Monday, October 12, 2009

October 12: Frances Dana Gage (1808-1884)

[Visual description: engraved portrait of Frances Dana Gage]

You have attempted to mold seventeen millions of human souls into one shape, and make them all do one thing.


--Frances Dana Gage, on women's restricted place in society

Today marks the 201st anniversary of the birth of Frances Dana Gage, an American reformer, suffragist, and abolitionist. She was born in Ohio, married there, and raised eight children. She presided over a woman's rights convention in 1851 in Akron, where she famously introduced Sojourner Truth as a speaker (the refrain "Ain't I a Woman?" came from Gage's summary of Truth's speech that day). She toured giving lectures on woman's rights and abolition throughout the "old West." During the Civil War, she worked for the Sanitary Commission, visiting military hospitals and prisons.

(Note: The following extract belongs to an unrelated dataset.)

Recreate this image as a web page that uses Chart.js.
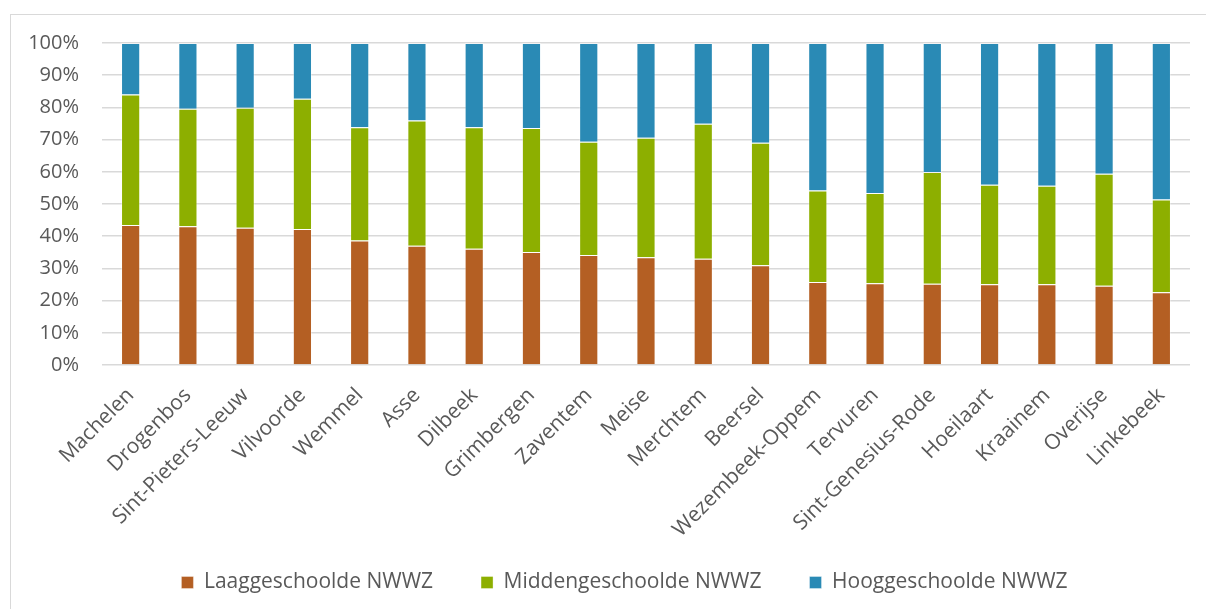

In 1865, she was in a bad carriage accident and never recovered from her wounds; this was followed by a stroke in 1867. So her post-war work was more in writing and encouraging the movements she held dear. She was also a frequent contributor of fiction to the literary magazines of the day, and wrote children's books, poetry, and novels as well.

Gage was a Universalist by lifelong religious affiliation, but "Then came the war, then trouble, then paralysis, and for 14 years I have not listened to a sermon because I am too great a cripple. I have read much, thought much, and feel that life is too precious to be given to doctrines."